St Doulagh’s Church Wins Major Conservation Award
St Doulagh’s Church, Balgriffin has won the John Betjeman Award (Ireland category) for sensitive external stonework conservation. The award is presented by the Society for the Protection of Ancient Buildings (SPAB) Ireland.
Dating from the 12th century, St Doulagh’s is believed to be the oldest stone–roofed building of its type still in use for worship in Ireland. The judges were impressed by the intention of conservative repair, the retention of original fabric and the honesty of the repairs to the stone roof carried out by Oldstone Conservation. These are all objectives of the SPAB approach.
SPAB Ireland hopes to present St Doulagh’s with their certificate later in the year. Established in 1990, the award celebrates excellence in the repair of places of worship of all denominations and faiths. To celebrate its 30th year, the award was to include places of worship in Ireland. Shortlisted projects were Holy Trinity, Errislannan, Co Galway for the repair of vandal and storm damage and St Bartholomew’s, Ballsbridge, Dublin for conservation of belfry stonework.
The church, 12 km north of Dublin, is dedicated to St Doulagh, an anchorite who is thought to have lived and prayed there in the seventh century. The oratory has a unique and beautiful stone roof.
The work was part of the five year “2020 St Doulagh’s Church Conservation Project” proposed and undertaken by the Select Vestry’s Glebe’s Committee of the United Parishes of Malahide, Portmarnock and St Doulagh’s.
This initial phase of the plan was to investigate the increasing ingress of water and damp through the stone fabric of the structure and then sympathetically repair and prevent further deterioration of the medieval building.
After detailed examination of the failing pointing and stone surfaces, it was deemed necessary that considerable areas of the ancient stone roofs required to be re–bedded and sections repointed with appropriate lime mortar. The eastern gable and window stonework also received remedial attention to stall spalling of the soft sandstone surrounds.

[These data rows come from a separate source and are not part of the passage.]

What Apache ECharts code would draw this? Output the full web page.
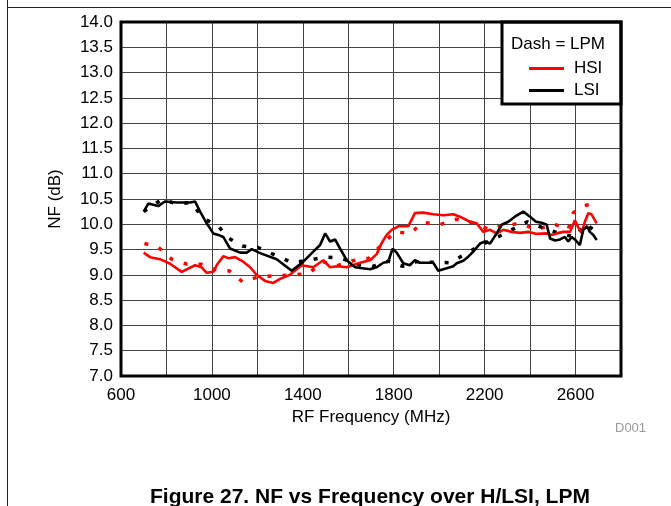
<!DOCTYPE html>
<html>
<head>
<meta charset="utf-8">
<script src="https://cdn.jsdelivr.net/npm/echarts@6/dist/echarts.min.js"></script>
<style>
html,body{margin:0;padding:0;background:#fff;}
#chart{width:671px;height:506px;}
</style>
</head>
<body>
<div id="chart"></div>
<script>
// ---- data (frequency MHz, NF dB) ----
var hsiFreq = [700,728,772,816,867,926,955,977,1006,1021,1050,1072,1102,1138,1168,1197,1234,1270,1300,1343,1395,1446,1490,1520,1549,1593,1652,1696,1725,1747,1769,1791,1820,1864,1893,1930,1974,2018,2062,2091,2135,2165,2194,2224,2253,2282,2319,2355,2392,2429,2473,2495,2517,2546,2576,2597,2612,2626,2641,2656,2670,2693];
var hsiNF   = [9.44,9.35,9.31,9.22,9.06,9.19,9.15,9.04,9.06,9.19,9.37,9.33,9.35,9.26,9.15,9.00,8.88,8.84,8.92,9.00,9.19,9.15,9.29,9.15,9.17,9.15,9.24,9.29,9.41,9.63,9.79,9.89,9.96,9.96,10.22,10.23,10.20,10.18,10.20,10.15,10.05,10.02,9.85,9.89,9.82,9.89,9.85,9.83,9.85,9.81,9.82,9.79,9.82,9.85,9.85,10.08,9.94,9.83,10.05,10.22,10.20,10.02];

var lsiFreq = [700,720,764,793,845,904,926,948,977,1006,1028,1050,1080,1124,1153,1175,1212,1285,1351,1402,1446,1476,1498,1520,1542,1564,1593,1630,1696,1725,1754,1776,1795,1813,1842,1871,1893,1915,1974,1996,2033,2062,2077,2106,2128,2150,2180,2202,2224,2253,2275,2304,2333,2370,2400,2426,2451,2473,2488,2510,2532,2553,2568,2583,2597,2619,2634,2651,2663,2678,2693];
var lsiNF   = [10.25,10.41,10.36,10.45,10.43,10.43,10.45,10.25,10.02,9.82,9.79,9.75,9.52,9.44,9.44,9.51,9.43,9.31,9.08,9.26,9.46,9.59,9.82,9.66,9.70,9.52,9.29,9.15,9.11,9.15,9.24,9.26,9.52,9.44,9.23,9.19,9.29,9.24,9.24,9.08,9.13,9.17,9.23,9.28,9.36,9.46,9.62,9.66,9.62,9.82,9.99,10.05,10.15,10.25,10.15,10.05,10.03,9.99,9.72,9.68,9.70,9.75,9.66,9.75,9.70,9.59,9.89,9.96,9.85,9.79,9.69];

var hsiLpmFreq = [703,760,823,892,955,1006,1076,1135,1204,1273,1351,1424,1490,1542,1619,1692,1747,1806,1874,1927,2000,2077,2148,2220,2294,2363,2429,2502,2568,2590,2634,2680];
var hsiLpmNF   = [9.62,9.56,9.31,9.21,9.21,9.11,9.08,8.86,8.96,8.98,9.00,9.02,9.26,9.17,9.28,9.33,9.60,9.85,9.82,10.04,9.99,10.10,10.03,9.90,9.99,10.01,9.89,10.01,9.90,10.23,10.35,10.43];

var lsiLpmFreq = [700,779,849,905,970,1028,1065,1134,1204,1278,1355,1424,1498,1571,1640,1710,1776,1839,1900,1970,2047,2106,2183,2246,2319,2388,2463,2540,2600,2641,2693];
var lsiLpmNF   = [10.25,10.49,10.40,10.43,10.10,9.97,9.75,9.57,9.54,9.39,9.24,9.29,9.35,9.33,9.20,9.17,9.27,9.17,9.26,9.25,9.24,9.39,9.59,9.72,9.89,10.05,9.92,9.80,9.75,10.01,9.85];

var seriesNames = ['HSI','LSI','HSI LPM','LSI LPM'];
var legendTitle = 'Dash = LPM';
var xName = 'RF Frequency (MHz)';
var yName = 'NF (dB)';
var figTitle = 'Figure 27. NF vs Frequency over H/LSI, LPM';
var figId = 'D001';

function pairs(xs, ys){ return xs.map(function(x,i){ return [x, ys[i]]; }); }

var G = {left:121, top:22, width:500, height:354};
var FONT = '"Liberation Sans", Arial, sans-serif';

var chart = echarts.init(document.getElementById('chart'), null, {renderer:'canvas'});
chart.setOption({
  animation:false,
  backgroundColor:'#fff',
  grid:{left:G.left, top:G.top, width:G.width, height:G.height, show:false},
  xAxis:{
    type:'value', min:600, max:2800, interval:200,
    name:xName, nameLocation:'middle', nameGap:31,
    nameTextStyle:{fontFamily:FONT, fontSize:17, color:'#000'},
    axisLine:{show:false}, axisTick:{show:false},
    axisLabel:{fontFamily:FONT, fontSize:17, color:'#000', margin:11,
      formatter:function(v){ return ((v-600)%400===0 && v<2800) ? String(v) : ''; }},
    splitLine:{show:true, lineStyle:{color:'#444', width:1}}
  },
  yAxis:{
    type:'value', min:7, max:14, interval:0.5,
    name:yName, nameLocation:'middle', nameGap:57, nameRotate:90,
    nameTextStyle:{fontFamily:FONT, fontSize:17, color:'#000'},
    axisLine:{show:false}, axisTick:{show:false},
    axisLabel:{fontFamily:FONT, fontSize:17, color:'#000', margin:8,
      formatter:function(v){ return v.toFixed(1); }},
    splitLine:{show:true, lineStyle:{color:'#444', width:1}}
  },
  legend:{
    data:['HSI','LSI'], orient:'vertical', left:524, top:55,
    itemWidth:35, itemHeight:3, itemGap:5, icon:'rect',
    textStyle:{fontFamily:FONT, fontSize:17, color:'#000', lineHeight:17, padding:[0,0,0,5]},
    selectedMode:false, z:20
  },
  series:[
    {name:seriesNames[0], type:'line', data:pairs(hsiFreq,hsiNF), symbol:'none', z:5,
      lineStyle:{color:'#ff0000', width:2.6}, itemStyle:{color:'#ff0000'}},
    {name:seriesNames[1], type:'line', data:pairs(lsiFreq,lsiNF), symbol:'none', z:5,
      lineStyle:{color:'#000000', width:2.6}, itemStyle:{color:'#000000'}},
    {name:seriesNames[2], type:'line', data:pairs(hsiLpmFreq,hsiLpmNF), symbol:'none', z:4,
      lineStyle:{color:'#ff0000', width:3.5, type:[4,11]}, itemStyle:{color:'#ff0000'}},
    {name:seriesNames[3], type:'line', data:pairs(lsiLpmFreq,lsiLpmNF), symbol:'none', z:4,
      lineStyle:{color:'#000000', width:3.5, type:[4,11]}, itemStyle:{color:'#000000'}}
  ],
  graphic:[
    {type:'line', shape:{x1:7.5,y1:0,x2:7.5,y2:506}, style:{stroke:'#222', lineWidth:1}, z:1},
    {type:'line', shape:{x1:7,y1:7.5,x2:671,y2:7.5}, style:{stroke:'#222', lineWidth:1}, z:1},
    {type:'rect', shape:{x:G.left, y:G.top, width:G.width, height:G.height},
      style:{fill:'none', stroke:'#000', lineWidth:3}, z:50},
    {type:'rect', shape:{x:502, y:G.top, width:G.left+G.width-502, height:82},
      style:{fill:'#fff', stroke:'#000', lineWidth:3}, z:15},
    {type:'text', left:511, top:36, z:20,
      style:{text:legendTitle, font:'17px '+FONT, fill:'#000'}},
    {type:'text', left:615, top:422, z:20,
      style:{text:figId, font:'13px '+FONT, fill:'#999'}},
    {type:'text', left:150, top:487, z:20,
      style:{text:figTitle, font:'bold 21px '+FONT, fill:'#000'}}
  ]
});
</script>
</body>
</html>
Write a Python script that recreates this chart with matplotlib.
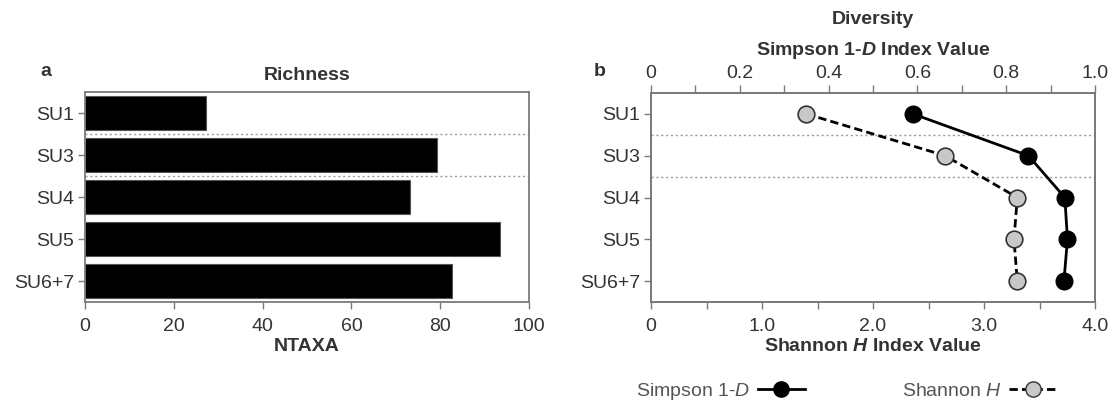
import matplotlib

matplotlib.use('Agg')
import matplotlib.pyplot as plt
from matplotlib.lines import Line2D
import numpy as np

plt.rcParams['font.family'] = ['Liberation Sans', 'DejaVu Sans']
plt.rcParams['mathtext.fontset'] = 'custom'
plt.rcParams['mathtext.rm'] = 'Liberation Sans'
plt.rcParams['mathtext.it'] = 'Liberation Sans:italic'
plt.rcParams['mathtext.bf'] = 'Liberation Sans:bold'
plt.rcParams['mathtext.bfit'] = 'Liberation Sans:bold:italic'

# data
units = ['SU1', 'SU3', 'SU4', 'SU5', 'SU6+7']
ntaxa = [27.2, 79.3, 73.3, 93.4, 82.6]
simpson = [0.59, 0.85, 0.932, 0.938, 0.93]
shannon = [1.40, 2.65, 3.30, 3.27, 3.30]

spine_col = '#7a7a7a'
text_col = '#333333'
fs = 14

fig = plt.figure(figsize=(11.15, 4.0), dpi=100)
ax_a = fig.add_axes([85 / 1115, 98 / 400, 444 / 1115, 210 / 400])
ax_b = fig.add_axes([651 / 1115, 98 / 400, 444 / 1115, 209 / 400])

ypos = np.arange(len(units))


def style_axis(ax):
    for s in ax.spines.values():
        s.set_color(spine_col)
        s.set_linewidth(1.3)
    ax.tick_params(colors=spine_col, labelcolor=text_col, labelsize=fs,
                   length=5, width=1, direction='out', pad=3)
    ax.tick_params(axis='x', pad=6.5)
    ax.tick_params(which='minor', colors=spine_col, length=5, width=1)
    ax.set_ylim(len(units) - 0.5, -0.5)
    ax.set_yticks(ypos)
    ax.set_yticklabels(units)
    for y in (0.5, 1.5):
        ax.axhline(y, color='#9a9a9a', lw=1, ls=(0, (1.5, 2)), zorder=0.5)


# panel a - richness
style_axis(ax_a)
ax_a.barh(ypos, ntaxa, height=0.8, color='black', edgecolor='#555555',
          linewidth=0.8, zorder=2)
ax_a.set_xlim(0, 100)
ax_a.set_xticks(np.arange(0, 101, 20))
ax_a.set_xlabel('NTAXA', fontsize=fs, fontweight='bold', color=text_col, labelpad=2.5)
ax_a.set_title('Richness', fontsize=fs, fontweight='bold', color=text_col, pad=9)
fig.text(40 / 1115, 1 - 72 / 400, 'a', fontsize=fs, fontweight='bold',
         color=text_col, va='center', ha='left')

# panel b - diversity
style_axis(ax_b)
ax_b.set_xlim(0, 4.0)
ax_b.set_xticks([0, 1, 2, 3, 4])
ax_b.set_xticklabels(['0', '1.0', '2.0', '3.0', '4.0'])
ax_b.set_xticks(np.arange(0.5, 4, 1.0), minor=True)
ax_b.set_xlabel('Shannon $\\mathbfit{H}$ Index Value', fontsize=fs,
                fontweight='bold', color=text_col, labelpad=2.5)

ax_t = ax_b.twiny()
ax_t.set_xlim(0, 1.0)
ax_t.set_xticks(np.arange(0, 1.01, 0.2))
ax_t.set_xticklabels(['0', '0.2', '0.4', '0.6', '0.8', '1.0'])
ax_t.set_xticks(np.arange(0.1, 1.0, 0.2), minor=True)
ax_t.tick_params(colors=spine_col, labelcolor=text_col, labelsize=fs,
                 length=6, width=1, direction='out', pad=2)
ax_t.tick_params(which='minor', colors=spine_col, length=6, width=1)
for s in ax_t.spines.values():
    s.set_color(spine_col)
    s.set_linewidth(1.3)
ax_t.set_xlabel('Simpson 1-$\\mathbfit{D}$ Index Value', fontsize=fs,
                fontweight='bold', color=text_col, labelpad=7)
ax_t.set_ylim(len(units) - 0.5, -0.5)

ax_b.plot(shannon, ypos, color='black', lw=2, ls=(0, (3, 1.5)), marker='o',
          ms=12, mfc='#c8c8c8', mec='#333333', mew=1.2, zorder=3)
ax_t.plot(simpson, ypos, color='black', lw=2, ls='-', marker='o',
          ms=12, mfc='black', mec='black', zorder=3)

fig.text(873 / 1115, 1 - 20 / 400, 'Diversity', fontsize=fs, fontweight='bold',
         color=text_col, ha='center', va='center')
fig.text(594 / 1115, 1 - 72 / 400, 'b', fontsize=fs, fontweight='bold',
         color=text_col, va='center', ha='left')

# legend
h_simp = Line2D([], [], color='black', lw=2, ls='-', marker='o', ms=11,
                mfc='black', mec='black')
h_shan = Line2D([], [], color='black', lw=2, ls=(0, (3, 1.5)), marker='o',
                ms=11, mfc='#c8c8c8', mec='#333333')
leg = fig.legend([h_simp, h_shan], ['Simpson 1-$\\it{D}$', 'Shannon $\\it{H}$'],
                 loc='center', bbox_to_anchor=(846 / 1115, 1 - 391 / 400),
                 ncol=2, frameon=False, markerfirst=False, fontsize=fs,
                 handlelength=2.4, columnspacing=5.0, handletextpad=0.4)
for t in leg.get_texts():
    t.set_color('#555555')

fig.savefig('out.png', dpi=100)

The committee engaged Lisa Edden of CORA Consulting Engineers for the works. Her dedication and enthusiasm for the project at times even exceeded that of the parish team.
The work was carried out in close cooperation with Christine Baker the Heritage Officer and Helena Bergin the Architectural Conservation Officer of Fingal County Council who advised and guided the committee and were instrumental in the parish obtaining significant heritage funding from The Department of Culture, Heritage and the Gaeltach.
The conservation work was undertaken by Jimmy O’Friell of Oldstone Conservation and his team of dedicated traditional stonemasons including Kieran O’Connor and Martin Daly.
As the stonework continues to slowly dry out, the results of the external conservation work can already be seen in a significant reduction of internal biological growth.
The project was financed from the Historic Structures Funding (HSF) Grants and from parish funds, along with contributions from funds raised specifically for the project by The Friends of St Doulagh’s Church.
“We are very proud to have been the outright winners of the prestigious SPAB John Betjeman Award and consider that the winning is testament to engaging the right professionals for the task,” the Vestry Committee of Ken McAllister, Derek Moffatt and Ian Watkins stated.